Misplaced persons

My sister and I only had a couple of days by ourself in Delhi. When we arrived, our friend from Chennai took us to see her sister, who taught at a local school. She was just finishing some office work, and then took us home for dinner. She was a fabulous cook, I remember the best chicken soup I’ve ever eaten.

The next day we hired a car to take us round Delhi and the day after, we went on a tourist bus to Agra to visit the Taj Mahal. On our way back, I looked out of the window. There was a fabulous crescent moon, lying on its back in an attitude I’d never seen before. I squeaked and tugged at my sister’s arm to show her. She woke from her doze and was completely unimpressed. How could that be? It was marvellous.

However close you are to someone, there can still be a gulf of incomprehension over the oddest things.

We got back to the city and the driver dropped people off in various convenient sites. We were the last, and tried to describe the situation of the hotel, which we couldn’t remember the exact name of……. Finally, we saw a landmark and told him that we were very close and would get out, and thanked him.

We had been wrong. The hotel was not just around the corner. It was after 11 at night and we hadn’t a clue where we were, and we had hardly any money on us. Slight anxiety. We couldn’t even ask as we were not sure what to ask for – and there was no one around anyway. We did know we were close to the hotel as we recognised the general area, but had no notion of which way to walk.

An auto-rickshaw stopped. Luckily, the driver spoke reasonable English. We explained the situation and asked if he could cruise around a bit until we found the big landmark building near the hotel. Unfortunately, we had only 30 Rupees between us (we had no idea how much he’d charge as our friends in Chennai always lent us one of their cars and drivers).

He was willing. And we hadn’t been driving for long when we spotted a building we recognised. And this time we were right.

We really wished we had been able to give him more than 30 Rupees, which is about 50 pence.

The next day we caught the train to Dehradun for more wedding celebrations.

4 comments on “Misplaced persons

  1. Geena

    Oh aren’t those little foreign adventures such fun when you look back. I’ve never been out East and don’t know why it doesn’t appeal to me.
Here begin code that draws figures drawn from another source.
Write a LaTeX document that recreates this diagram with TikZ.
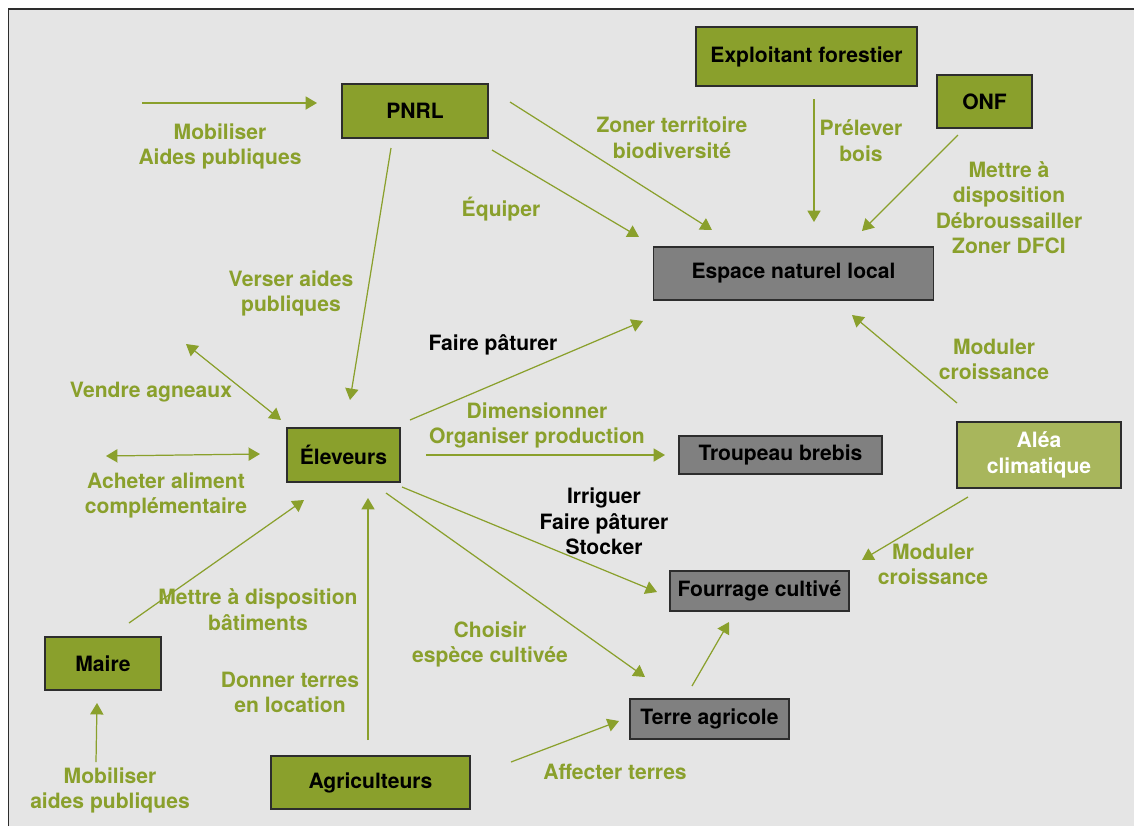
\documentclass[tikz,border=0pt]{standalone}
\usepackage{fontspec}
\setmainfont{TeX Gyre Heros}
\usetikzlibrary{arrows.meta}
\definecolor{vert}{RGB}{138,160,44}
\definecolor{vertclair}{RGB}{168,182,92}
\definecolor{gris}{RGB}{128,128,128}
\definecolor{fond}{RGB}{229,229,229}
\definecolor{cadre}{RGB}{45,45,45}
\begin{document}
\begin{tikzpicture}[x=0.02cm,y=-0.02cm,
    acteur/.style={draw=cadre,line width=0.9pt,fill=vert,inner sep=0pt,
      font=\fontsize{12}{14.5}\selectfont\bfseries},
    objet/.style={acteur,fill=gris},
    action/.style={text=vert,align=center,yshift=-0.05cm,font=\fontsize{12}{14.5}\selectfont\bfseries},
    fleche/.style={draw=vert,line width=0.7pt,-{Triangle[length=6.5pt,width=7.5pt]}},
    double/.style={fleche,{Triangle[length=6.5pt,width=7.5pt]}-{Triangle[length=6.5pt,width=7.5pt]}}]
    \useasboundingbox (0,0) rectangle (1134,826);
    \fill[fond] (8.5,9) rectangle (1134,826);
    \draw[cadre,line width=0.6pt] (8.5,826) -- (8.5,9) -- (1134,9);

    \node[acteur,minimum width=2.92cm,minimum height=1.08cm] (pnrl) at (415,111) {PNRL};
    \node[acteur,minimum width=4.42cm,minimum height=1.18cm] (exploitant) at (806.5,56.5) {Exploitant forestier};
    \node[acteur,minimum width=1.9cm,minimum height=1.06cm] (onf) at (984.5,101.5) {ONF};
    \node[objet,minimum width=5.6cm,minimum height=1.06cm] (espace) at (793.5,273.5) {Espace naturel local};
    \node[acteur,minimum width=2.26cm,minimum height=1.08cm] (eleveurs) at (343.5,455) {Éleveurs};
    \node[objet,minimum width=4.06cm,minimum height=0.76cm] (troupeau) at (780.5,455) {Troupeau brebis};
    \node[objet,minimum width=3.58cm,minimum height=0.8cm] (fourrage) at (759.5,591) {Fourrage cultivé};
    \node[objet,minimum width=3.18cm,minimum height=0.8cm] (terre) at (709.5,719) {Terre agricole};
    \node[acteur,minimum width=2.32cm,minimum height=1.06cm] (maire) at (103,663.5) {Maire};
    \node[acteur,minimum width=3.98cm,minimum height=1.06cm] (agriculteurs) at (370.5,782.5) {Agriculteurs};
    \node[acteur,fill=vertclair,text=white,align=center,minimum width=3.28cm,minimum height=1.32cm] (alea) at (1039,455) {Aléa\\climatique};

    \coordinate (mobA) at (142,103);   \coordinate (mobB) at (317,103);
    \coordinate (verA) at (391,148);   \coordinate (verB) at (350,400);
    \coordinate (equA) at (492,150);   \coordinate (equB) at (639,237);
    \coordinate (zonA) at (510,102);   \coordinate (zonB) at (712,230);
    \coordinate (preA) at (814,99);    \coordinate (preB) at (814,222);
    \coordinate (onfA) at (958,135);   \coordinate (onfB) at (862,231);
    \coordinate (modA) at (957,403);   \coordinate (modB) at (852,315);
    \coordinate (modC) at (968,497);   \coordinate (modD) at (862,560);
    \coordinate (patA) at (410,420);   \coordinate (patB) at (643,321);
    \coordinate (dimA) at (426,455);   \coordinate (dimB) at (665,455);
    \coordinate (irrA) at (402,487);   \coordinate (irrB) at (657,592);
    \coordinate (choA) at (386,493);   \coordinate (choB) at (645,677);
    \coordinate (terA) at (692,686);   \coordinate (terB) at (729,622);
    \coordinate (affA) at (511,762);   \coordinate (affB) at (619,721);
    \coordinate (donA) at (368,740);   \coordinate (donB) at (368,498);
    \coordinate (batA) at (129,623);   \coordinate (batB) at (304,500);
    \coordinate (maiA) at (96,762);    \coordinate (maiB) at (97,703);
    \coordinate (venA) at (186,344);   \coordinate (venB) at (281,420);
    \coordinate (achA) at (106,456);   \coordinate (achB) at (260,454);

    \draw[fleche] (mobA) -- (mobB);
    \draw[fleche] (verA) -- (verB);
    \draw[fleche] (equA) -- (equB);
    \draw[fleche] (zonA) -- (zonB);
    \draw[fleche] (preA) -- (preB);
    \draw[fleche] (onfA) -- (onfB);
    \draw[fleche] (modA) -- (modB);
    \draw[fleche] (modC) -- (modD);
    \draw[fleche] (patA) -- (patB);
    \draw[fleche] (dimA) -- (dimB);
    \draw[fleche] (irrA) -- (irrB);
    \draw[fleche] (choA) -- (choB);
    \draw[fleche] (terA) -- (terB);
    \draw[fleche] (affA) -- (affB);
    \draw[fleche] (donA) -- (donB);
    \draw[fleche] (batA) -- (batB);
    \draw[fleche] (maiA) -- (maiB);
    \draw[double] (venA) -- (venB);
    \draw[double] (achA) -- (achB);

    \node[action] (lmob) at (220,144) {Mobiliser\\Aides publiques};
    \node[action] (lzon) at (672,135) {Zoner territoire\\biodiversité};
    \node[action] (lpre) at (861,138) {Prélever\\bois};
    \node[action] (lonf) at (1009,205) {Mettre à\\disposition\\Débroussailler\\Zoner DFCI};
    \node[action] (lequ) at (501,207) {Équiper};
    \node[action] (lver) at (291,291) {Verser aides\\publiques};
    \node[action,text=black] (lpat) at (493,342) {Faire pâturer};
    \node[action] (lmod) at (994,357) {Moduler\\croissance};
    \node[action] (lven) at (151,390) {Vendre agneaux};
    \node[action] (ldim) at (537,423) {Dimensionner\\Organiser production};
    \node[action] (lach) at (166,493) {Acheter aliment\\complémentaire};
    \node[action,text=black] (lirr) at (604,519) {Irriguer\\Faire pâturer\\Stocker};
    \node[action] (lmod2) at (933,562) {Moduler\\croissance};
    \node[action] (lbat) at (258,607) {Mettre à disposition\\bâtiments};
    \node[action] (lcho) at (490,642) {Choisir\\espèce cultivée};
    \node[action] (ldon) at (290,690) {Donner terres\\en location};
    \node[action] (laff) at (615,769) {Affecter terres};
    \node[action] (lmai) at (110,788) {Mobiliser\\aides publiques};
  \end{tikzpicture}
\end{document}
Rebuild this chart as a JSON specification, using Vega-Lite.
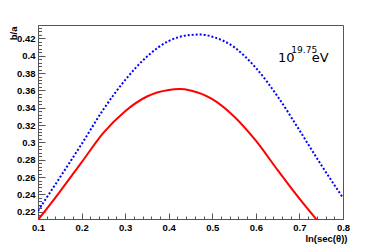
{
  "$schema": "https://vega.github.io/schema/vega-lite/v6.json",
  "width": 305,
  "height": 194,
  "autosize": {"type": "none"},
  "padding": {"left": 38, "top": 25, "right": 39, "bottom": 26},
  "background": "white",
  "config": {
    "view": {"stroke": "#555", "strokeWidth": 1},
    "axis": {
      "grid": false,
      "domainColor": "#555",
      "tickColor": "#555",
      "labelFont": "Liberation Sans",
      "labelFontWeight": "bold",
      "labelFontSize": 9.5,
      "labelColor": "black",
      "titleFont": "Liberation Sans",
      "titleFontWeight": "bold",
      "titleFontSize": 9.5,
      "titleColor": "black"
    }
  },
  "resolve": {"axis": {"x": "independent", "y": "independent"}},
  "layer": [
    {
      "data": {
        "values": [
          {"series": "blue", "x": 0.1, "y": 0.221},
          {"series": "blue", "x": 0.13, "y": 0.244},
          {"series": "blue", "x": 0.16, "y": 0.267},
          {"series": "blue", "x": 0.2, "y": 0.298},
          {"series": "blue", "x": 0.25, "y": 0.338},
          {"series": "blue", "x": 0.3, "y": 0.372},
          {"series": "blue", "x": 0.35, "y": 0.399},
          {"series": "blue", "x": 0.4, "y": 0.417},
          {"series": "blue", "x": 0.45, "y": 0.424},
          {"series": "blue", "x": 0.475, "y": 0.4245},
          {"series": "blue", "x": 0.5, "y": 0.422},
          {"series": "blue", "x": 0.55, "y": 0.41},
          {"series": "blue", "x": 0.6, "y": 0.386},
          {"series": "blue", "x": 0.65, "y": 0.353},
          {"series": "blue", "x": 0.7, "y": 0.314},
          {"series": "blue", "x": 0.75, "y": 0.274},
          {"series": "blue", "x": 0.8, "y": 0.236}
        ]
      },
      "mark": {"type": "line", "color": "#0000ff", "strokeWidth": 2, "strokeDash": [2, 2], "interpolate": "monotone", "clip": true},
      "encoding": {
        "x": {
          "field": "x", "type": "quantitative",
          "scale": {"domain": [0.1, 0.8], "nice": false, "zero": false},
          "axis": {"orient": "bottom", "values": [0.1, 0.2, 0.3, 0.4, 0.5, 0.6, 0.7, 0.8], "format": ".1f", "tickSize": -6, "labelPadding": 9.5, "labelFlush": false,
                   "title": "ln(sec(θ))", "titleAnchor": "end", "titleAlign": "right", "titleBaseline": "alphabetic", "titleX": 309, "titleY": 22}
        },
        "y": {
          "field": "y", "type": "quantitative",
          "scale": {"domain": [0.2116, 0.4355], "nice": false, "zero": false},
          "axis": {"orient": "left", "values": [0.22, 0.24, 0.26, 0.28, 0.3, 0.32, 0.34, 0.36, 0.38, 0.4, 0.42], "format": ".2~f", "tickSize": -7, "labelPadding": 10, "labelFlush": false,
                   "title": "b/a", "titleAngle": 270, "titleAlign": "right", "titleBaseline": "middle", "titleX": -25, "titleY": 1}
        }
      }
    },
    {
      "data": {
        "values": [
          {"series": "red", "x": 0.1, "y": 0.2105},
          {"series": "red", "x": 0.15, "y": 0.243},
          {"series": "red", "x": 0.2, "y": 0.277},
          {"series": "red", "x": 0.25, "y": 0.311},
          {"series": "red", "x": 0.3, "y": 0.336},
          {"series": "red", "x": 0.35, "y": 0.353},
          {"series": "red", "x": 0.4, "y": 0.3605},
          {"series": "red", "x": 0.425, "y": 0.3615},
          {"series": "red", "x": 0.45, "y": 0.36},
          {"series": "red", "x": 0.5, "y": 0.35},
          {"series": "red", "x": 0.55, "y": 0.33},
          {"series": "red", "x": 0.6, "y": 0.302},
          {"series": "red", "x": 0.65, "y": 0.268},
          {"series": "red", "x": 0.7, "y": 0.235},
          {"series": "red", "x": 0.74, "y": 0.2105}
        ]
      },
      "mark": {"type": "line", "color": "#ff0000", "strokeWidth": 2, "interpolate": "monotone", "clip": true},
      "encoding": {
        "x": {"field": "x", "type": "quantitative", "axis": null},
        "y": {"field": "y", "type": "quantitative", "axis": null}
      }
    },
    {
      "data": {"values": [{"x": 0.651, "y": 0.3927, "t": "10"}, {"x": 0.7285, "y": 0.3927, "t": "eV"}]},
      "mark": {"type": "text", "font": "DejaVu Sans", "fontSize": 13, "align": "left", "baseline": "alphabetic", "color": "black"},
      "encoding": {
        "x": {
          "field": "x", "type": "quantitative",
          "axis": {"orient": "bottom", "labels": false, "domain": false, "title": null, "tickSize": -3,
                   "values": [0.12, 0.14, 0.16, 0.18, 0.22, 0.24, 0.26, 0.28, 0.32, 0.34, 0.36, 0.38, 0.42, 0.44, 0.46, 0.48, 0.52, 0.54, 0.56, 0.58, 0.62, 0.64, 0.66, 0.68, 0.72, 0.74, 0.76, 0.78]}
        },
        "y": {
          "field": "y", "type": "quantitative",
          "axis": {"orient": "left", "labels": false, "domain": false, "title": null, "tickSize": -3.5,
                   "values": [0.212, 0.216, 0.224, 0.228, 0.232, 0.236, 0.244, 0.248, 0.252, 0.256, 0.264, 0.268, 0.272, 0.276, 0.284, 0.288, 0.292, 0.296, 0.304, 0.308, 0.312, 0.316, 0.324, 0.328, 0.332, 0.336, 0.344, 0.348, 0.352, 0.356, 0.364, 0.368, 0.372, 0.376, 0.384, 0.388, 0.392, 0.396, 0.404, 0.408, 0.412, 0.416, 0.424, 0.428, 0.432]}
        },
        "text": {"field": "t"}
      }
    },
    {
      "data": {"values": [{"x": 0.6815, "y": 0.4035, "t": "19.75"}]},
      "mark": {"type": "text", "font": "DejaVu Sans", "fontSize": 9, "align": "left", "baseline": "alphabetic", "color": "black"},
      "encoding": {
        "x": {"field": "x", "type": "quantitative", "axis": null},
        "y": {"field": "y", "type": "quantitative", "axis": null},
        "text": {"field": "t"}
      }
    }
  ]
}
Especially India.

    As you said in your moon anecdote…some things are only meaningful to ourselves and cannot be shared in a real way with someone else. You just have to hug those moments to yourself.

  2. Z

    It was most memorable for the kindness of the rickshaw driver. Having had a driver/guide the previous day who had tried to rip us off, we hadn’t got the highest opinion of how tourists in Delhi were treated.

  3. Z

    It’s surprising that it is still so peaceful, however large the crowds.

    You can’t come upon it with no prior knowledge or expectations, I found myself thinking ‘oh yes, that’s what I expected, isn’t it lovely’. But then, having wandered all around and looked at it closely and looked at the views, I went towards the gates again, turned for a final look, and that was when its beauty really hit and overwhelmed me, when I least expected it.